SET EXERCISE: Copy all of the material word for word, except for the pictures.

★ ★ ★ ★

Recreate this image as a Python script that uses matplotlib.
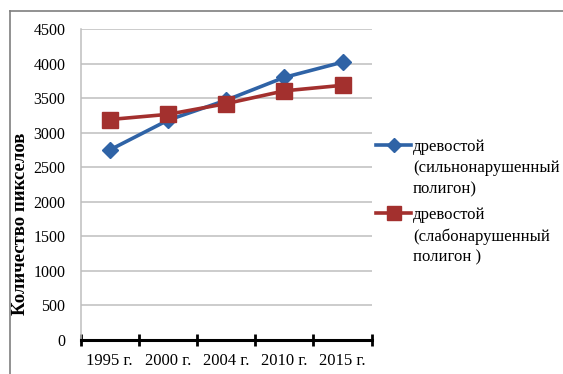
import matplotlib.pyplot as plt
from matplotlib.lines import Line2D
import numpy as np

years = ['1995 г.', '2000 г.', '2004 г.', '2010 г.', '2015 г.']
strong = [2750, 3180, 3470, 3800, 4020]
weak = [3190, 3265, 3420, 3605, 3685]
label_strong = 'древостой\n(сильнонарушенный\nполигон)'
label_weak = 'древостой\n(слабонарушенный\nполигон )'

blue = '#2F63A6'
red = '#A3302E'

plt.rcParams['font.family'] = ['Liberation Serif', 'DejaVu Serif']

fig = plt.figure(figsize=(5.63, 3.74), dpi=100)
ax = fig.add_axes([0.1433, 0.0909, 0.5168, 0.8316])

x = np.arange(len(years))
ax.plot(x, strong, color=blue, lw=2.6, marker='D', ms=8.5, mec=blue, mfc=blue, zorder=3)
ax.plot(x, weak, color=red, lw=2.6, marker='s', ms=11, mec=red, mfc=red, zorder=3)

ax.set_xlim(-0.5, len(years) - 0.5)
ax.set_ylim(0, 4500)
ax.set_yticks(np.arange(0, 4501, 500))
ax.yaxis.grid(True, color='#BEBEBE', lw=1.1)
ax.set_axisbelow(True)
ax.tick_params(axis='y', length=0, labelsize=11.5, pad=11)

ax.set_xticks(np.arange(-0.5, len(years)), labels=[''] * (len(years) + 1))
ax.set_xticks(x, labels=years, minor=True)
ax.tick_params(axis='x', which='major', direction='inout', length=9, width=2, color='black')
ax.tick_params(axis='x', which='minor', length=0, labelsize=12, pad=9)

for s in ['top', 'right']:
    ax.spines[s].set_visible(False)
ax.spines['left'].set_color('#BEBEBE')
ax.spines['left'].set_linewidth(1.1)
ax.spines['bottom'].set_color('black')
ax.spines['bottom'].set_linewidth(2.2)

ax.set_ylabel('Количество пикселов', fontsize=13.5, fontweight='bold')
ax.yaxis.set_label_coords(-0.178, 0.373)

# legend drawn by hand so the marker sits at the first line
W, H = 563, 374
for lbl, col, mk, ms, ypx in [(label_strong, blue, 'D', 7, 145), (label_weak, red, 's', 9.5, 213)]:
    yf = 1 - ypx / H
    fig.add_artist(Line2D([376 / W, 411 / W], [yf, yf], color=col, lw=2.6))
    fig.add_artist(Line2D([393.5 / W], [yf], color=col, marker=mk, ms=ms, lw=0))
    fig.text(413 / W, 1 - (ypx - 6) / H, lbl, fontsize=12, va='top', ha='left', linespacing=1.42)

# outer frame (top and left edges visible)
fig.add_artist(Line2D([9.5 / W, 1], [1 - 10.5 / H, 1 - 10.5 / H], color='#7F7F7F', lw=1.2))
fig.add_artist(Line2D([9.5 / W, 9.5 / W], [0, 1 - 10.5 / H], color='#7F7F7F', lw=1.2))

fig.savefig('out.png', dpi=100)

★ ★ ★ ★

TASK RESULT:
Recreate this image as a Python script that uses matplotlib.
import matplotlib.pyplot as plt
from matplotlib.lines import Line2D
import numpy as np

years = ['1995 г.', '2000 г.', '2004 г.', '2010 г.', '2015 г.']
strong = [2750, 3180, 3470, 3800, 4020]
weak = [3190, 3265, 3420, 3605, 3685]
label_strong = 'древостой\n(сильнонарушенный\nполигон)'
label_weak = 'древостой\n(слабонарушенный\nполигон )'

blue = '#2F63A6'
red = '#A3302E'

plt.rcParams['font.family'] = ['Liberation Serif', 'DejaVu Serif']

fig = plt.figure(figsize=(5.63, 3.74), dpi=100)
ax = fig.add_axes([0.1433, 0.0909, 0.5168, 0.8316])

x = np.arange(len(years))
ax.plot(x, strong, color=blue, lw=2.6, marker='D', ms=8.5, mec=blue, mfc=blue, zorder=3)
ax.plot(x, weak, color=red, lw=2.6, marker='s', ms=11, mec=red, mfc=red, zorder=3)

ax.set_xlim(-0.5, len(years) - 0.5)
ax.set_ylim(0, 4500)
ax.set_yticks(np.arange(0, 4501, 500))
ax.yaxis.grid(True, color='#BEBEBE', lw=1.1)
ax.set_axisbelow(True)
ax.tick_params(axis='y', length=0, labelsize=11.5, pad=11)

ax.set_xticks(np.arange(-0.5, len(years)), labels=[''] * (len(years) + 1))
ax.set_xticks(x, labels=years, minor=True)
ax.tick_params(axis='x', which='major', direction='inout', length=9, width=2, color='black')
ax.tick_params(axis='x', which='minor', length=0, labelsize=12, pad=9)

for s in ['top', 'right']:
    ax.spines[s].set_visible(False)
ax.spines['left'].set_color('#BEBEBE')
ax.spines['left'].set_linewidth(1.1)
ax.spines['bottom'].set_color('black')
ax.spines['bottom'].set_linewidth(2.2)

ax.set_ylabel('Количество пикселов', fontsize=13.5, fontweight='bold')
ax.yaxis.set_label_coords(-0.178, 0.373)

# legend drawn by hand so the marker sits at the first line
W, H = 563, 374
for lbl, col, mk, ms, ypx in [(label_strong, blue, 'D', 7, 145), (label_weak, red, 's', 9.5, 213)]:
    yf = 1 - ypx / H
    fig.add_artist(Line2D([376 / W, 411 / W], [yf, yf], color=col, lw=2.6))
    fig.add_artist(Line2D([393.5 / W], [yf], color=col, marker=mk, ms=ms, lw=0))
    fig.text(413 / W, 1 - (ypx - 6) / H, lbl, fontsize=12, va='top', ha='left', linespacing=1.42)

# outer frame (top and left edges visible)
fig.add_artist(Line2D([9.5 / W, 1], [1 - 10.5 / H, 1 - 10.5 / H], color='#7F7F7F', lw=1.2))
fig.add_artist(Line2D([9.5 / W, 9.5 / W], [0, 1 - 10.5 / H], color='#7F7F7F', lw=1.2))

fig.savefig('out.png', dpi=100)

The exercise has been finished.